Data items
BEGIN
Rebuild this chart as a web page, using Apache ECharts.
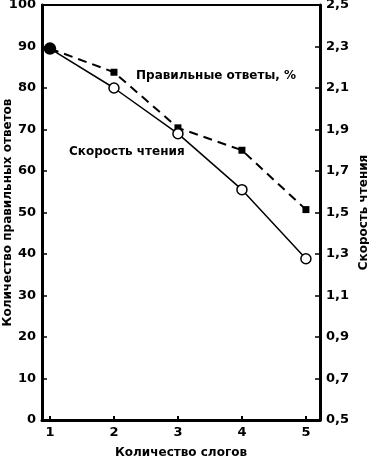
<!DOCTYPE html>
<html><head><meta charset="utf-8">
<script src="https://cdn.jsdelivr.net/npm/echarts@6/dist/echarts.min.js"></script>
<style>html,body{margin:0;padding:0;background:#fff}#c{width:369px;height:462px}</style>
</head><body><div id="c"></div>
<script>
const syllables = [1, 2, 3, 4, 5];
const correctAnswers = [89.5, 83.8, 70.4, 65.0, 50.7];
const readingSpeed = [2.29, 2.10, 1.88, 1.61, 1.277];
const leftTicks = [0, 10, 20, 30, 40, 50, 60, 70, 80, 90, 100];
const rightTicks = [0.5, 0.7, 0.9, 1.1, 1.3, 1.5, 1.7, 1.9, 2.1, 2.3, 2.5];
const xTitle = 'Количество слогов';
const leftTitle = 'Количество правильных ответов';
const rightTitle = 'Скорость чтения';
const label1 = 'Правильные ответы, %';
const label2 = 'Скорость чтения';

const F = 'DejaVu Sans';
const txt = {fontFamily: F, fontWeight: 'bold', fontSize: 12, color: '#000'};
const tick = {fontFamily: F, fontWeight: 'bold', fontSize: 13, color: '#000'};
const chart = echarts.init(document.getElementById('c'));
chart.setOption({
  animation: false,
  backgroundColor: '#fff',
  grid: {left: 42, right: 49, top: 5, bottom: 42, show: true, borderColor: '#000', borderWidth: 2, containLabel: false, outerBoundsMode: 'none'},
  xAxis: {
    type: 'value', min: 0.875, max: 5.22,
    name: xTitle, nameLocation: 'middle', nameGap: 27, nameTextStyle: txt, nameMoveOverlap: false,
    axisLine: {lineStyle: {color: '#000', width: 3}},
    axisTick: {inside: true, length: 4, customValues: syllables, lineStyle: {color: '#000', width: 2}},
    axisLabel: Object.assign({customValues: syllables, margin: 6}, tick),
    splitLine: {show: false}
  },
  yAxis: [{
    type: 'value', min: 0, max: 100, interval: 10,
    name: leftTitle, nameLocation: 'middle', nameGap: 28, nameTextStyle: txt, nameMoveOverlap: false,
    axisLine: {show: true, lineStyle: {color: '#000', width: 3}},
    axisTick: {show: true, inside: true, length: 5, lineStyle: {color: '#000', width: 1.5}},
    axisLabel: Object.assign({margin: 6, customValues: leftTicks}, tick),
    splitLine: {show: false}
  }, {
    type: 'value', min: 0.5, max: 2.5, interval: 0.2, position: 'right',
    name: rightTitle, nameLocation: 'middle', nameGap: 38, nameRotate: 90, nameTextStyle: txt, nameMoveOverlap: false,
    axisLine: {show: true, lineStyle: {color: '#000', width: 3}},
    axisTick: {show: true, inside: true, length: 5, lineStyle: {color: '#000', width: 1.5}},
    axisLabel: Object.assign({margin: 6, customValues: rightTicks, formatter: v => v.toFixed(1).replace('.', ',')}, tick),
    splitLine: {show: false}
  }],
  series: [{
    type: 'line', yAxisIndex: 0,
    data: syllables.map((x, i) => [x, correctAnswers[i]]),
    symbol: 'rect', symbolSize: 7,
    itemStyle: {color: '#000'},
    lineStyle: {color: '#000', width: 2, type: [9, 6]}
  }, {
    type: 'line', yAxisIndex: 1,
    data: syllables.map((x, i) => i === 0 ? {value: [x, readingSpeed[i]], itemStyle: {color: '#000'}, symbolSize: 11} : [x, readingSpeed[i]]),
    symbol: 'circle', symbolSize: 10, showAllSymbol: true,
    itemStyle: {color: '#fff', borderColor: '#000', borderWidth: 1.5},
    lineStyle: {color: '#000', width: 1.5}
  }],
  graphic: [
    {type: 'text', left: 136, top: 70, style: {text: label1, font: 'bold 12px "DejaVu Sans"', fill: '#000'}},
    {type: 'text', left: 69, top: 146, style: {text: label2, font: 'bold 12px "DejaVu Sans"', fill: '#000'}}
  ]
});
</script></body></html>
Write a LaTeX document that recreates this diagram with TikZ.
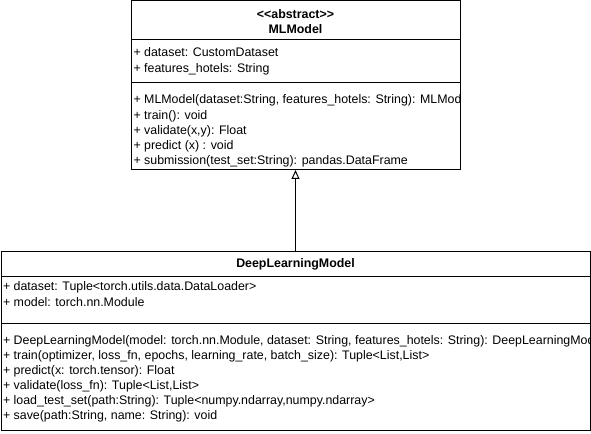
\documentclass[tikz,border=0pt]{standalone}
\usepackage{fontspec}
\setmainfont{Liberation Sans}
\usetikzlibrary{arrows.meta}
\tikzset{
  classbox/.style={draw=black, line width=0.75pt, inner sep=0pt, outer sep=0pt, fill=white},
  member/.style={anchor=base west, inner sep=0pt, outer sep=0pt, font=\fontsize{9.3pt}{11pt}\selectfont},
  head/.style={anchor=base, inner sep=0pt, outer sep=0pt, font=\fontsize{9.3pt}{11pt}\selectfont\bfseries},
  sepline/.style={line width=0.75pt},
  inherit/.style={line width=0.75pt, -{Triangle[open, length=6.75pt, width=6pt, fill=white]}}
}
\begin{document}
\begin{tikzpicture}[x=0.75pt,y=-0.75pt]
\useasboundingbox (0,0) rectangle (591,434);
% MLModel box
\node[classbox, minimum width=246.75pt, minimum height=126.75pt] (ml) at (295.5,85.5) {};
\draw[sepline] ([yshift=-29.25pt]ml.north west) -- ([yshift=-29.25pt]ml.north east);
\draw[sepline] ([yshift=-61.5pt]ml.north west) -- ([yshift=-61.5pt]ml.north east);
\begin{scope}
\clip (ml.north west) rectangle (ml.south east);
\node[head] (mlstereo) at (295.5,19) {{<}{<}abstract{>}{>}};
\node[head] (mlname) at (295.5,33.5) {MLModel};
\node[member] (mla1) at (133.5,57) {+ dataset: CustomDataset};
\node[member] (mla2) at (133.5,72.5) {+ features\_hotels: String};
\node[member] (mlm1) at (133.5,104) {+ MLModel(dataset:String, features\_hotels: String): MLModel};
\node[member] (mlm2) at (133.5,119.5) {+ train(): void};
\node[member] (mlm3) at (133.5,134.5) {+ validate(x,y): Float};
\node[member] (mlm4) at (133.5,149.5) {+ predict (x) : void};
\node[member] (mlm5) at (133.5,164.5) {+ submission(test\_set:String): pandas.DataFrame};
\end{scope}
% DeepLearningModel box
\node[classbox, minimum width=441.75pt, minimum height=134.25pt] (dl) at (295.5,340.5) {};
\draw[sepline] ([yshift=-18.75pt]dl.north west) -- ([yshift=-18.75pt]dl.north east);
\draw[sepline] ([yshift=-54pt]dl.north west) -- ([yshift=-54pt]dl.north east);
\begin{scope}
\clip (dl.north west) rectangle (dl.south east);
\node[head] (dlname) at (295.5,267.5) {DeepLearningModel};
\node[member] (dla1) at (3,290.5) {+ dataset: Tuple<torch.utils.data.DataLoader>};
\node[member] (dla2) at (3,306) {+ model: torch.nn.Module};
\node[member] (dlm1) at (3,344) {+ DeepLearningModel(model: torch.nn.Module, dataset: String, features\_hotels: String): DeepLearningModel};
\node[member] (dlm2) at (3,359.5) {+ train(optimizer, loss\_fn, epochs, learning\_rate, batch\_size): Tuple<List,List>};
\node[member] (dlm3) at (3,374.5) {+ predict(x: torch.tensor): Float};
\node[member] (dlm4) at (3,389.5) {+ validate(loss\_fn): Tuple<List,List>};
\node[member] (dlm5) at (3,404.5) {+ load\_test\_set(path:String): Tuple<numpy.ndarray,numpy.ndarray>};
\node[member] (dlm6) at (3,419.5) {+ save(path:String, name: String): void};
\end{scope}
% inheritance
\draw[inherit] (dl.north) -- (ml.south);
\end{tikzpicture}
\end{document}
END
Goal: Report the number of lines that include the string "this"; return nothing but the count.

Exercise solution: 2